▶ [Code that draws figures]
——————

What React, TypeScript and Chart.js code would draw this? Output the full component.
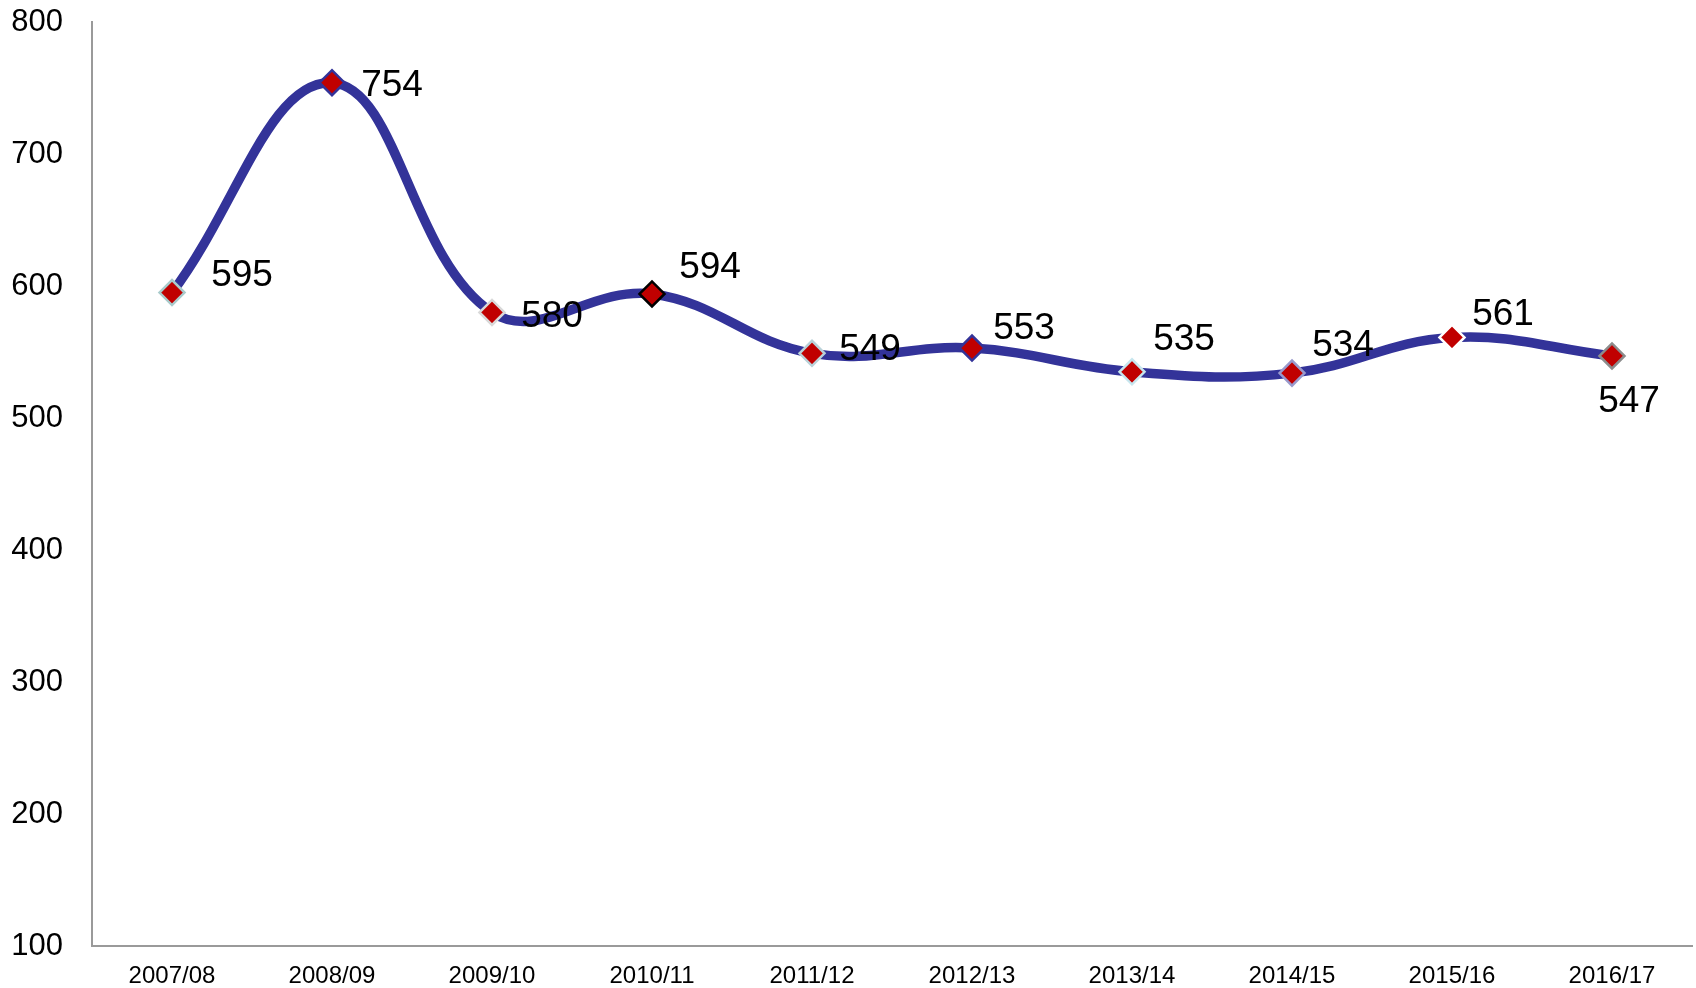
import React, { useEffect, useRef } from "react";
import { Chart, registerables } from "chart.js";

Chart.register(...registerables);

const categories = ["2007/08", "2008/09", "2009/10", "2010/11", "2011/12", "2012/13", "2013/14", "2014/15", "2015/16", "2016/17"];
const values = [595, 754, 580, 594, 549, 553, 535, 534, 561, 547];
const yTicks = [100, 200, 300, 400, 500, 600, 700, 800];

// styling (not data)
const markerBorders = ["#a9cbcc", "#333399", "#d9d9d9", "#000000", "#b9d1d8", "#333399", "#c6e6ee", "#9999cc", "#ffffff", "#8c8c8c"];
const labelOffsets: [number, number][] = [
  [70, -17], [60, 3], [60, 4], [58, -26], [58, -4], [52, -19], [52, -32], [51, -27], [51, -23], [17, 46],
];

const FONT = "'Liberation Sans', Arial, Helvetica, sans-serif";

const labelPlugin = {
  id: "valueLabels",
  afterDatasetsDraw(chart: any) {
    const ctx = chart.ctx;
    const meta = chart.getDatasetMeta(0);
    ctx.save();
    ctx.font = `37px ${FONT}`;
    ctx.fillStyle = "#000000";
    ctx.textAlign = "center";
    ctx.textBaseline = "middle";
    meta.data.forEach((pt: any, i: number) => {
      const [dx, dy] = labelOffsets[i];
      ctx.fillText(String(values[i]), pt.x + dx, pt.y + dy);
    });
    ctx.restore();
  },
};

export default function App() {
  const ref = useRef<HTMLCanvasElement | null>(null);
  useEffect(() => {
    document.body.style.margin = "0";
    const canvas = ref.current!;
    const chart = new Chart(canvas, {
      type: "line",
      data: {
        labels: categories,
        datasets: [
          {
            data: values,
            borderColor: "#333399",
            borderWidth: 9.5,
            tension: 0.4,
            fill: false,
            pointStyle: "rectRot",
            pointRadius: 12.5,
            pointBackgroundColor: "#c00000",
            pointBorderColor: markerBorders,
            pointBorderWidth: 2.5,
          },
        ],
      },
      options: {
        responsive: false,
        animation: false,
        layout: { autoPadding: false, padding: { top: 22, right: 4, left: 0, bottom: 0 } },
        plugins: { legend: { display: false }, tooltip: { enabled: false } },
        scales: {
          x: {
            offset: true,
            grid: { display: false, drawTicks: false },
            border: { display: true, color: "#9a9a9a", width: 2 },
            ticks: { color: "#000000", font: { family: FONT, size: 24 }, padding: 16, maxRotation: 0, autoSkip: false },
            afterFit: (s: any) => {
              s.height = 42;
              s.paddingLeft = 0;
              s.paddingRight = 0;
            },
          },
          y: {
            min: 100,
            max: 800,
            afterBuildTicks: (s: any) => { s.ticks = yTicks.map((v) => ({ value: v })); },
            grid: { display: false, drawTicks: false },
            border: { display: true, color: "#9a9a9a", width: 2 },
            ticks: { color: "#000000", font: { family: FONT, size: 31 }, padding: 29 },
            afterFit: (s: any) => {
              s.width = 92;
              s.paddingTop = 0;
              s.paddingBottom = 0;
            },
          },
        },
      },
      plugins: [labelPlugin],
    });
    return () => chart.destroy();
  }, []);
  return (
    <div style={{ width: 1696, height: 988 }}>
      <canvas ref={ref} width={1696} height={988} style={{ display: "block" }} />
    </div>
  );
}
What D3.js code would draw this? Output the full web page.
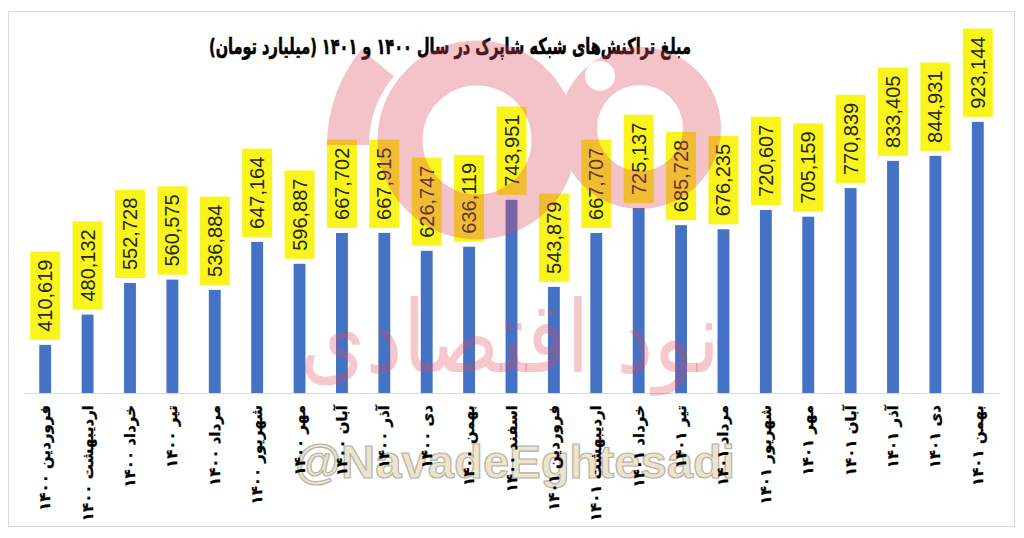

——————

▶ [Work required]
Above are records to transcribe exactly; leave their pictures out.

▶ [Written solution]
What React, TypeScript and Chart.js code would draw this? Output the full component.
import React, { useEffect, useRef } from "react";
import { Chart, registerables } from "chart.js";

Chart.register(...registerables);

const categories = ["2007/08", "2008/09", "2009/10", "2010/11", "2011/12", "2012/13", "2013/14", "2014/15", "2015/16", "2016/17"];
const values = [595, 754, 580, 594, 549, 553, 535, 534, 561, 547];
const yTicks = [100, 200, 300, 400, 500, 600, 700, 800];

// styling (not data)
const markerBorders = ["#a9cbcc", "#333399", "#d9d9d9", "#000000", "#b9d1d8", "#333399", "#c6e6ee", "#9999cc", "#ffffff", "#8c8c8c"];
const labelOffsets: [number, number][] = [
  [70, -17], [60, 3], [60, 4], [58, -26], [58, -4], [52, -19], [52, -32], [51, -27], [51, -23], [17, 46],
];

const FONT = "'Liberation Sans', Arial, Helvetica, sans-serif";

const labelPlugin = {
  id: "valueLabels",
  afterDatasetsDraw(chart: any) {
    const ctx = chart.ctx;
    const meta = chart.getDatasetMeta(0);
    ctx.save();
    ctx.font = `37px ${FONT}`;
    ctx.fillStyle = "#000000";
    ctx.textAlign = "center";
    ctx.textBaseline = "middle";
    meta.data.forEach((pt: any, i: number) => {
      const [dx, dy] = labelOffsets[i];
      ctx.fillText(String(values[i]), pt.x + dx, pt.y + dy);
    });
    ctx.restore();
  },
};

export default function App() {
  const ref = useRef<HTMLCanvasElement | null>(null);
  useEffect(() => {
    document.body.style.margin = "0";
    const canvas = ref.current!;
    const chart = new Chart(canvas, {
      type: "line",
      data: {
        labels: categories,
        datasets: [
          {
            data: values,
            borderColor: "#333399",
            borderWidth: 9.5,
            tension: 0.4,
            fill: false,
            pointStyle: "rectRot",
            pointRadius: 12.5,
            pointBackgroundColor: "#c00000",
            pointBorderColor: markerBorders,
            pointBorderWidth: 2.5,
          },
        ],
      },
      options: {
        responsive: false,
        animation: false,
        layout: { autoPadding: false, padding: { top: 22, right: 4, left: 0, bottom: 0 } },
        plugins: { legend: { display: false }, tooltip: { enabled: false } },
        scales: {
          x: {
            offset: true,
            grid: { display: false, drawTicks: false },
            border: { display: true, color: "#9a9a9a", width: 2 },
            ticks: { color: "#000000", font: { family: FONT, size: 24 }, padding: 16, maxRotation: 0, autoSkip: false },
            afterFit: (s: any) => {
              s.height = 42;
              s.paddingLeft = 0;
              s.paddingRight = 0;
            },
          },
          y: {
            min: 100,
            max: 800,
            afterBuildTicks: (s: any) => { s.ticks = yTicks.map((v) => ({ value: v })); },
            grid: { display: false, drawTicks: false },
            border: { display: true, color: "#9a9a9a", width: 2 },
            ticks: { color: "#000000", font: { family: FONT, size: 31 }, padding: 29 },
            afterFit: (s: any) => {
              s.width = 92;
              s.paddingTop = 0;
              s.paddingBottom = 0;
            },
          },
        },
      },
      plugins: [labelPlugin],
    });
    return () => chart.destroy();
  }, []);
  return (
    <div style={{ width: 1696, height: 988 }}>
      <canvas ref={ref} width={1696} height={988} style={{ display: "block" }} />
    </div>
  );
}
What D3.js code would draw this? Output the full web page.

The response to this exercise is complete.